• What is needed: Copy out the entries in full and with complete accuracy; pictures are excluded.

• Data extract:
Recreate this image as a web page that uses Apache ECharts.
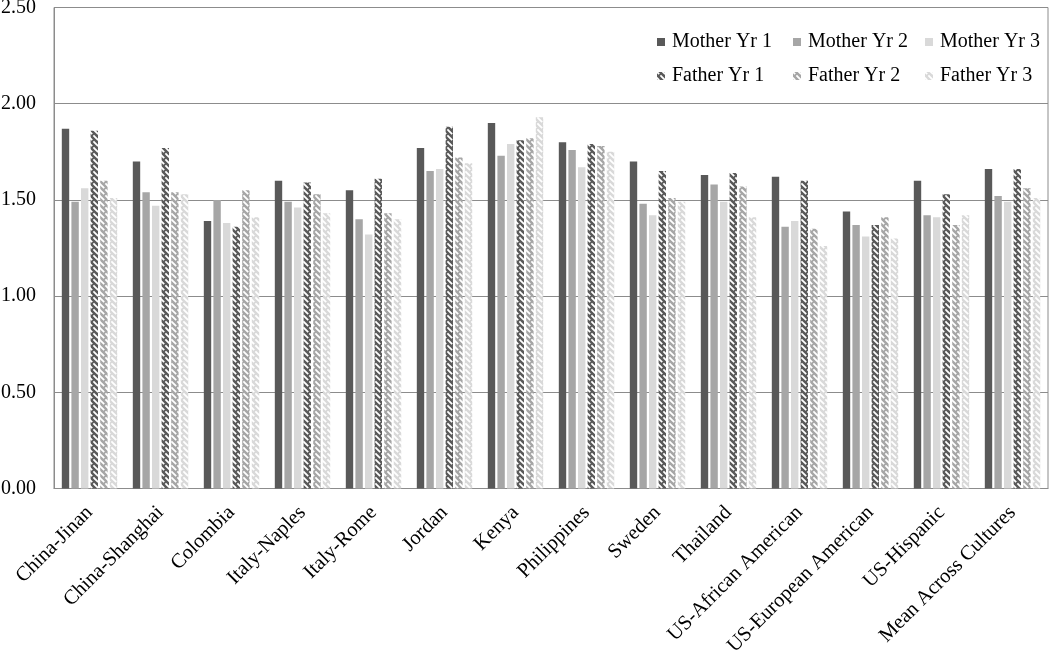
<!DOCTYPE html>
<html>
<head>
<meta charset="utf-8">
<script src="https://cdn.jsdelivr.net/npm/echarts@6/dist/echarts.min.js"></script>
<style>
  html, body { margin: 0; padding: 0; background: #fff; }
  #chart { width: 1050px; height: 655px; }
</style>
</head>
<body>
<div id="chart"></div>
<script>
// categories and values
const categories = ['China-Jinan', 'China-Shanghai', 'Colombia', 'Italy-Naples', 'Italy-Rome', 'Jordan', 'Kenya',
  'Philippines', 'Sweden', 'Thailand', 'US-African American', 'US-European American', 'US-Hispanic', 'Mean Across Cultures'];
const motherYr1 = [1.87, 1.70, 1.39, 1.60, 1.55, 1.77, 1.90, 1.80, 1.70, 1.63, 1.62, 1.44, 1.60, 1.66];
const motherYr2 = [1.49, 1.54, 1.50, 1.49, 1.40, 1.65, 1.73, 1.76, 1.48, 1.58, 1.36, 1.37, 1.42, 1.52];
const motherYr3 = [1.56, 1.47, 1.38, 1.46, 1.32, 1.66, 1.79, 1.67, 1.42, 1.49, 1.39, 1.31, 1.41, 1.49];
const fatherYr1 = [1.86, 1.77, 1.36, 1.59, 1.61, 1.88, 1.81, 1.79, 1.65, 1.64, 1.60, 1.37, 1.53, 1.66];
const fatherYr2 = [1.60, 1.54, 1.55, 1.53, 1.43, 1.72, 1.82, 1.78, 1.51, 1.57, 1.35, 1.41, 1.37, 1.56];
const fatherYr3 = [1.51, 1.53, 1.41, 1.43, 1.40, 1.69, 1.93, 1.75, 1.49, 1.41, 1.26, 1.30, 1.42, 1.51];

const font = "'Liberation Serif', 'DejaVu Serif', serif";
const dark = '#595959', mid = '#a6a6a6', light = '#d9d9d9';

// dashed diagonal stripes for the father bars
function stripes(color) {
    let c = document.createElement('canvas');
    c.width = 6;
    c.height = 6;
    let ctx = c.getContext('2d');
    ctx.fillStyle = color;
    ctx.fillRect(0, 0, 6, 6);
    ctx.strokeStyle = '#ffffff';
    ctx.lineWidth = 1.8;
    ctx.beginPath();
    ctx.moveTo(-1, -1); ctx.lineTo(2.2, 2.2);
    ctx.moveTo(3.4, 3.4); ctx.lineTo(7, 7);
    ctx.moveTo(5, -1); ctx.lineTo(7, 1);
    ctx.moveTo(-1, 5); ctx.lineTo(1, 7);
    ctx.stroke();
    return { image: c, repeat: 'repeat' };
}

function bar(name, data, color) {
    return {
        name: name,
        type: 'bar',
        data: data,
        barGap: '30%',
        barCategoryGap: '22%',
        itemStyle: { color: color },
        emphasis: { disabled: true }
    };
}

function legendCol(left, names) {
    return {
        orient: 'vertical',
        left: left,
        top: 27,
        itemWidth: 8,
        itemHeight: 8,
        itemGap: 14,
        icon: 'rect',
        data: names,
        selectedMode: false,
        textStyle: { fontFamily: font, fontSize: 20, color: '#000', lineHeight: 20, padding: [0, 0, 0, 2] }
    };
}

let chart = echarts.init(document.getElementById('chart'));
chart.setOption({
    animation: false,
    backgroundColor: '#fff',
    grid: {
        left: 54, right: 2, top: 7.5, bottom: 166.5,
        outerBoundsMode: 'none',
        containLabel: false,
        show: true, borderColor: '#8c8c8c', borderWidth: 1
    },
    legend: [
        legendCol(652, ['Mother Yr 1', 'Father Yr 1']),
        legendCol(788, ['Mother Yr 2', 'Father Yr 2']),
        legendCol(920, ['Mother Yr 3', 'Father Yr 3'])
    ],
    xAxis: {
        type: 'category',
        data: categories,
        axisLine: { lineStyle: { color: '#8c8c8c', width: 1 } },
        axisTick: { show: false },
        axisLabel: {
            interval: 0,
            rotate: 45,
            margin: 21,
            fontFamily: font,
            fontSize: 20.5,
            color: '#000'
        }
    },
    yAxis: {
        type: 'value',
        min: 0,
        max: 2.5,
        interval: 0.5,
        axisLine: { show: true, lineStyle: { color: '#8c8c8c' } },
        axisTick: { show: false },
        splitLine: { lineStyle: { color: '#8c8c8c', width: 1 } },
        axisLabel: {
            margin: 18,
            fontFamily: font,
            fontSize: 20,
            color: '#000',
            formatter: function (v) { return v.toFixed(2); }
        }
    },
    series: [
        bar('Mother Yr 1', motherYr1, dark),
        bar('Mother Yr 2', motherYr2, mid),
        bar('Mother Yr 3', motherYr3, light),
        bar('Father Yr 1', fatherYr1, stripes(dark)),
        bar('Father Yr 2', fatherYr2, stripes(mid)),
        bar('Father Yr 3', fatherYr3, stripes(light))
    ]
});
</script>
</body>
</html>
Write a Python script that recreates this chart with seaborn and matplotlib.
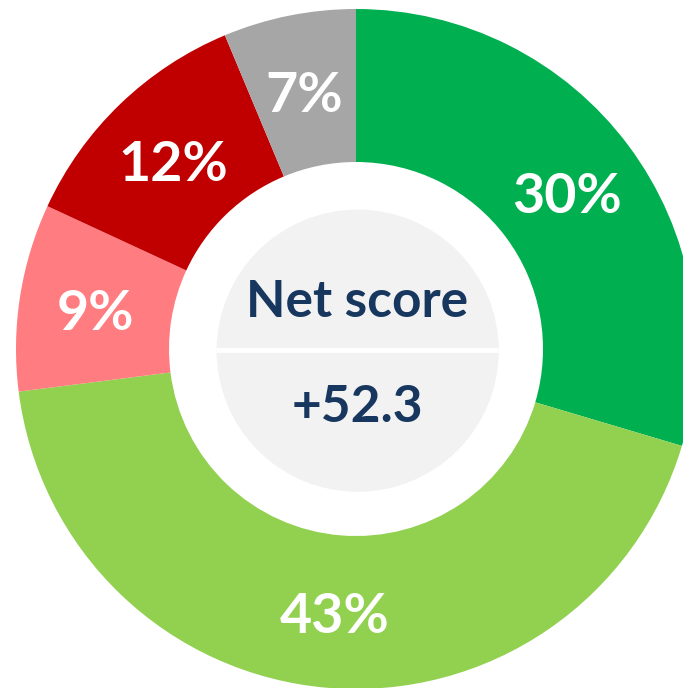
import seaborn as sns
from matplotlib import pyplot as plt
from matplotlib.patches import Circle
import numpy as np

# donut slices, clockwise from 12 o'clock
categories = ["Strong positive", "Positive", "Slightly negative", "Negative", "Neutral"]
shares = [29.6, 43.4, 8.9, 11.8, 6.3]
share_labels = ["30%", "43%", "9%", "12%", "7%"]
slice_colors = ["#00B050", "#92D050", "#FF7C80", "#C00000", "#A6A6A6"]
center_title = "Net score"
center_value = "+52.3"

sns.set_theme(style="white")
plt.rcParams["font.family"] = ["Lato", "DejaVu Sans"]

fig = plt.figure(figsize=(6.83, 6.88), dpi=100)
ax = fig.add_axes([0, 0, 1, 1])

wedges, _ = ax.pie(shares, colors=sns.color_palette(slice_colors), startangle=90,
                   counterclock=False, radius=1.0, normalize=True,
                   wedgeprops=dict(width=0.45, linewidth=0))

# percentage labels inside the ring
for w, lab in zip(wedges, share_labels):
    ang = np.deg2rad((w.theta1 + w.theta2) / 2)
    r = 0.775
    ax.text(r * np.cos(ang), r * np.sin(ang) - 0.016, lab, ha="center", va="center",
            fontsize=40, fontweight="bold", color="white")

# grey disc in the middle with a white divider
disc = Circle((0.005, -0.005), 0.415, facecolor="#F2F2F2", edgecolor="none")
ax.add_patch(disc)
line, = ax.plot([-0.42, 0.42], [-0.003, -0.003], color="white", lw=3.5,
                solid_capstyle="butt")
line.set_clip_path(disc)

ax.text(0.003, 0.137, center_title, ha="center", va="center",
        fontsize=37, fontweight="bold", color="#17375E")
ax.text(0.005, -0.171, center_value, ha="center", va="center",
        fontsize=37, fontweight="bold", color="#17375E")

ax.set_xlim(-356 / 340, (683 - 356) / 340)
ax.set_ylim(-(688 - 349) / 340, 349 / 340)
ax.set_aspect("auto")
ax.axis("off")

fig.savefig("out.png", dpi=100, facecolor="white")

• Final result:
Recreate this image as a web page that uses Apache ECharts.
<!DOCTYPE html>
<html>
<head>
<meta charset="utf-8">
<script src="https://cdn.jsdelivr.net/npm/echarts@6/dist/echarts.min.js"></script>
<style>
  html, body { margin: 0; padding: 0; background: #fff; }
  #chart { width: 1050px; height: 655px; }
</style>
</head>
<body>
<div id="chart"></div>
<script>
// categories and values
const categories = ['China-Jinan', 'China-Shanghai', 'Colombia', 'Italy-Naples', 'Italy-Rome', 'Jordan', 'Kenya',
  'Philippines', 'Sweden', 'Thailand', 'US-African American', 'US-European American', 'US-Hispanic', 'Mean Across Cultures'];
const motherYr1 = [1.87, 1.70, 1.39, 1.60, 1.55, 1.77, 1.90, 1.80, 1.70, 1.63, 1.62, 1.44, 1.60, 1.66];
const motherYr2 = [1.49, 1.54, 1.50, 1.49, 1.40, 1.65, 1.73, 1.76, 1.48, 1.58, 1.36, 1.37, 1.42, 1.52];
const motherYr3 = [1.56, 1.47, 1.38, 1.46, 1.32, 1.66, 1.79, 1.67, 1.42, 1.49, 1.39, 1.31, 1.41, 1.49];
const fatherYr1 = [1.86, 1.77, 1.36, 1.59, 1.61, 1.88, 1.81, 1.79, 1.65, 1.64, 1.60, 1.37, 1.53, 1.66];
const fatherYr2 = [1.60, 1.54, 1.55, 1.53, 1.43, 1.72, 1.82, 1.78, 1.51, 1.57, 1.35, 1.41, 1.37, 1.56];
const fatherYr3 = [1.51, 1.53, 1.41, 1.43, 1.40, 1.69, 1.93, 1.75, 1.49, 1.41, 1.26, 1.30, 1.42, 1.51];

const font = "'Liberation Serif', 'DejaVu Serif', serif";
const dark = '#595959', mid = '#a6a6a6', light = '#d9d9d9';

// dashed diagonal stripes for the father bars
function stripes(color) {
    let c = document.createElement('canvas');
    c.width = 6;
    c.height = 6;
    let ctx = c.getContext('2d');
    ctx.fillStyle = color;
    ctx.fillRect(0, 0, 6, 6);
    ctx.strokeStyle = '#ffffff';
    ctx.lineWidth = 1.8;
    ctx.beginPath();
    ctx.moveTo(-1, -1); ctx.lineTo(2.2, 2.2);
    ctx.moveTo(3.4, 3.4); ctx.lineTo(7, 7);
    ctx.moveTo(5, -1); ctx.lineTo(7, 1);
    ctx.moveTo(-1, 5); ctx.lineTo(1, 7);
    ctx.stroke();
    return { image: c, repeat: 'repeat' };
}

function bar(name, data, color) {
    return {
        name: name,
        type: 'bar',
        data: data,
        barGap: '30%',
        barCategoryGap: '22%',
        itemStyle: { color: color },
        emphasis: { disabled: true }
    };
}

function legendCol(left, names) {
    return {
        orient: 'vertical',
        left: left,
        top: 27,
        itemWidth: 8,
        itemHeight: 8,
        itemGap: 14,
        icon: 'rect',
        data: names,
        selectedMode: false,
        textStyle: { fontFamily: font, fontSize: 20, color: '#000', lineHeight: 20, padding: [0, 0, 0, 2] }
    };
}

let chart = echarts.init(document.getElementById('chart'));
chart.setOption({
    animation: false,
    backgroundColor: '#fff',
    grid: {
        left: 54, right: 2, top: 7.5, bottom: 166.5,
        outerBoundsMode: 'none',
        containLabel: false,
        show: true, borderColor: '#8c8c8c', borderWidth: 1
    },
    legend: [
        legendCol(652, ['Mother Yr 1', 'Father Yr 1']),
        legendCol(788, ['Mother Yr 2', 'Father Yr 2']),
        legendCol(920, ['Mother Yr 3', 'Father Yr 3'])
    ],
    xAxis: {
        type: 'category',
        data: categories,
        axisLine: { lineStyle: { color: '#8c8c8c', width: 1 } },
        axisTick: { show: false },
        axisLabel: {
            interval: 0,
            rotate: 45,
            margin: 21,
            fontFamily: font,
            fontSize: 20.5,
            color: '#000'
        }
    },
    yAxis: {
        type: 'value',
        min: 0,
        max: 2.5,
        interval: 0.5,
        axisLine: { show: true, lineStyle: { color: '#8c8c8c' } },
        axisTick: { show: false },
        splitLine: { lineStyle: { color: '#8c8c8c', width: 1 } },
        axisLabel: {
            margin: 18,
            fontFamily: font,
            fontSize: 20,
            color: '#000',
            formatter: function (v) { return v.toFixed(2); }
        }
    },
    series: [
        bar('Mother Yr 1', motherYr1, dark),
        bar('Mother Yr 2', motherYr2, mid),
        bar('Mother Yr 3', motherYr3, light),
        bar('Father Yr 1', fatherYr1, stripes(dark)),
        bar('Father Yr 2', fatherYr2, stripes(mid)),
        bar('Father Yr 3', fatherYr3, stripes(light))
    ]
});
</script>
</body>
</html>
Write a Python script that recreates this chart with seaborn and matplotlib.
import seaborn as sns
from matplotlib import pyplot as plt
from matplotlib.patches import Circle
import numpy as np

# donut slices, clockwise from 12 o'clock
categories = ["Strong positive", "Positive", "Slightly negative", "Negative", "Neutral"]
shares = [29.6, 43.4, 8.9, 11.8, 6.3]
share_labels = ["30%", "43%", "9%", "12%", "7%"]
slice_colors = ["#00B050", "#92D050", "#FF7C80", "#C00000", "#A6A6A6"]
center_title = "Net score"
center_value = "+52.3"

sns.set_theme(style="white")
plt.rcParams["font.family"] = ["Lato", "DejaVu Sans"]

fig = plt.figure(figsize=(6.83, 6.88), dpi=100)
ax = fig.add_axes([0, 0, 1, 1])

wedges, _ = ax.pie(shares, colors=sns.color_palette(slice_colors), startangle=90,
                   counterclock=False, radius=1.0, normalize=True,
                   wedgeprops=dict(width=0.45, linewidth=0))

# percentage labels inside the ring
for w, lab in zip(wedges, share_labels):
    ang = np.deg2rad((w.theta1 + w.theta2) / 2)
    r = 0.775
    ax.text(r * np.cos(ang), r * np.sin(ang) - 0.016, lab, ha="center", va="center",
            fontsize=40, fontweight="bold", color="white")

# grey disc in the middle with a white divider
disc = Circle((0.005, -0.005), 0.415, facecolor="#F2F2F2", edgecolor="none")
ax.add_patch(disc)
line, = ax.plot([-0.42, 0.42], [-0.003, -0.003], color="white", lw=3.5,
                solid_capstyle="butt")
line.set_clip_path(disc)

ax.text(0.003, 0.137, center_title, ha="center", va="center",
        fontsize=37, fontweight="bold", color="#17375E")
ax.text(0.005, -0.171, center_value, ha="center", va="center",
        fontsize=37, fontweight="bold", color="#17375E")

ax.set_xlim(-356 / 340, (683 - 356) / 340)
ax.set_ylim(-(688 - 349) / 340, 349 / 340)
ax.set_aspect("auto")
ax.axis("off")

fig.savefig("out.png", dpi=100, facecolor="white")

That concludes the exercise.